Re: [XML11TF] (on the "restrictive" option)

Yves Lafon writes:

>> You >can< use UTF-8 or UTF-16, but you MUST not.

Please explain.  This sentence I don't understand.  Thank you.

--------------------------------------
Noah Mendelsohn 
IBM Corporation
One Rogers Street
Cambridge, MA 02142
1-617-693-4036
--------------------------------------








Yves Lafon <ylafon@w3.org>
03/31/2004 09:40 AM

 
        To:     noah_mendelsohn@us.ibm.com
        cc:     Herve Ruellan <herve.ruellan@crf.canon.fr>, Mark Nottingham 
<mark.nottingham@bea.com>, "'XMLP Dist App'" <xml-dist-app@w3.org>
        Subject:        Re: [XML11TF] (on the "restrictive" option)


On Mon, 22 Mar 2004 noah_mendelsohn@us.ibm.com wrote:

>
> Yves Lafon writes:
>
> >> Well, the intermediary will have first to understand
> >> a message coming from a binding requiring knowledge
> >> of XML 1.1 (or more) in order to recostruct
> >> the infoset properly.
>
> Agreed.  I guess the reason I see this differently is that failure of 
two
> nodes to agree on a binding is already an established failure mode in
> SOAP.  Similarly, failure of two nodes to agree on use of one of the
> optional media types or encodings with the HTTP binding is an 
established
> failure mode.  In the case of the HTTP binding, you can >always< work
> around this by using application/soap+xml and either UTF-8 or UTF-16.

You >can< use UTF-8 or UTF-16, but you MUST not. Also in the MTOM case we
might be in the same situation (part 2, 7.1.4, bullet 2) of not being able
to reconstruct the infoset if MTOM is not understood.
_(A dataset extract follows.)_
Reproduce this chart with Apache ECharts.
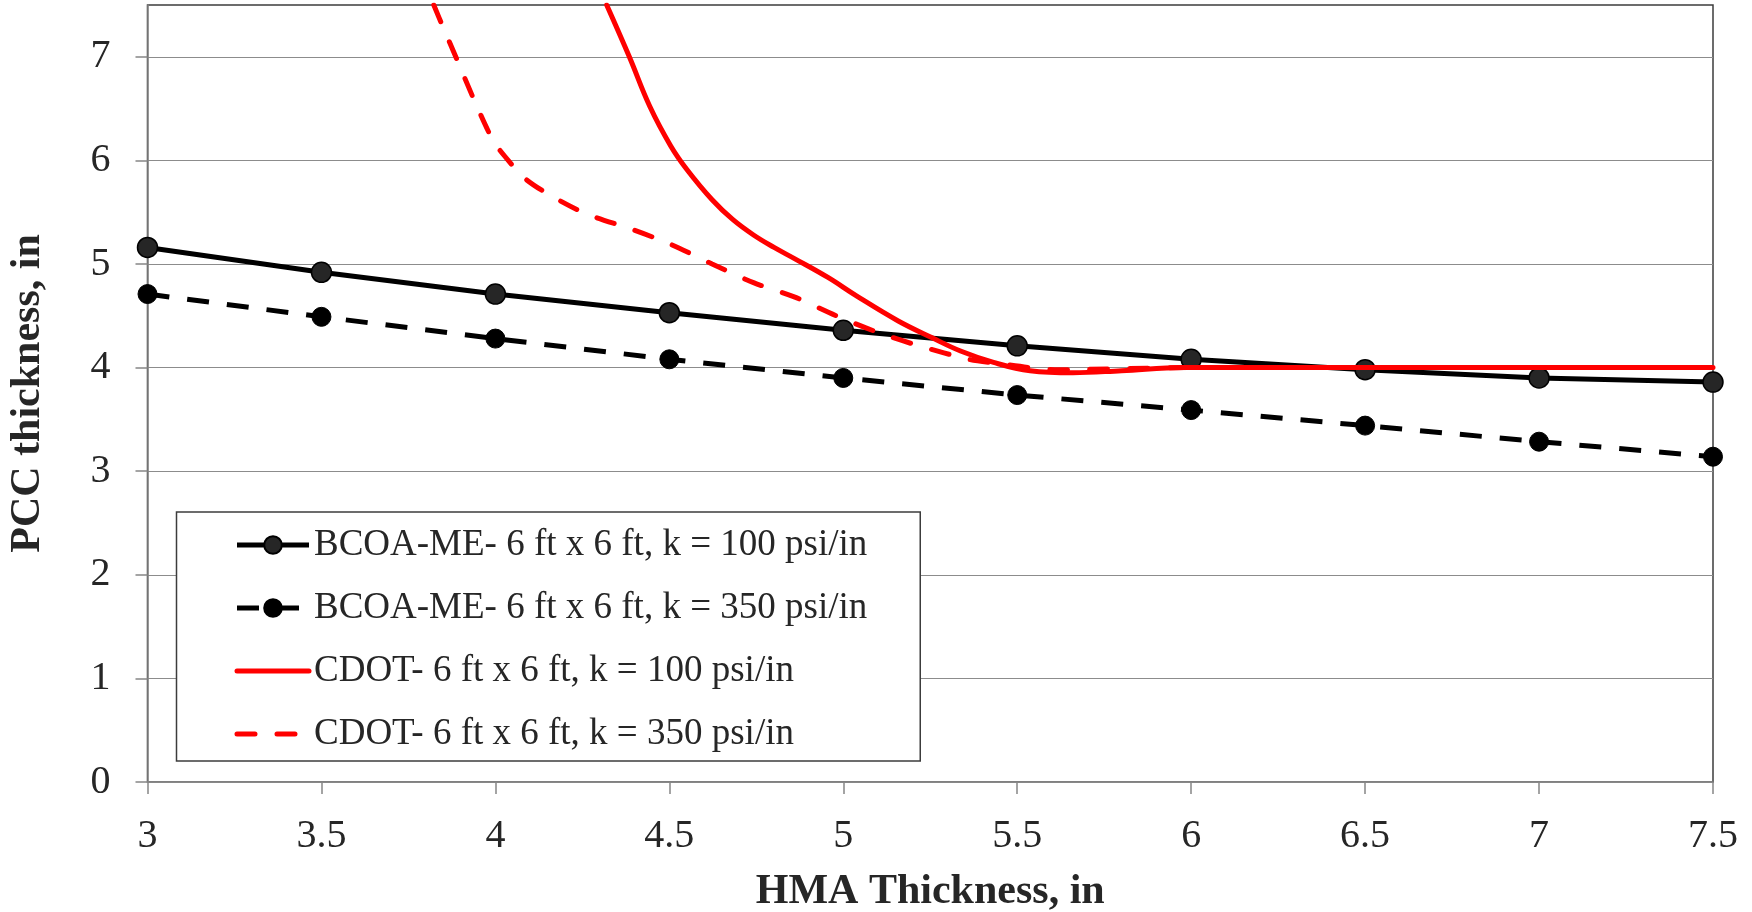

> Having a node that couldn't even store or manipulate the message,
> regardless of the binding you might try to use, seems like a new failure
> mode in SOAP, and that's why it feels architecturally deeper to me. 
There

Well to me the main reason of being deeper is the fact that it is a
variability at the top leve of the SOAP exchange, while serialization
details are the latest part. But both are example of variability points
not completely nailed down by the spec.

> is no binding in the world that I could write or acquire that would 
allow
> me to successfully process an XML 1.1 envelope if my internal node, a
> perfectly conforming SOAP 1.2 implementation, had a DOM, SAX, database 
or
> other infrastructure  that couldn't handle XML 1.1.  Furthermore, and at
> least as troubling, there is no fallback mode for already-deployed
> instances of the SOAP HTTP binding that would reliably transmit the new
> content, since the only form that (I believe) is mandatory today is XML
> 1.0.  So, those are the reasons that I believe that the XML 1.1 change 
is

Yes, that's why we need to do something, restrincting at the media type
level to XML 1.0 is the easiest to get the variability at the higher
levels (XML version and infoset in general), while preserving interop of
already deployed services.

So my "vote" is to restrict at the media-type definition level and keep
variability at the infoset level. It gives people the opportunity of
creating a XML1.1-aware binding as well.

In the WSDL case, it might be possible to access the version a tool would
understand using content-negotiation, so the issue is a bit different.

-- 
Yves Lafon - W3C
"Baroula que barouleras, au tiéu toujou t'entourneras."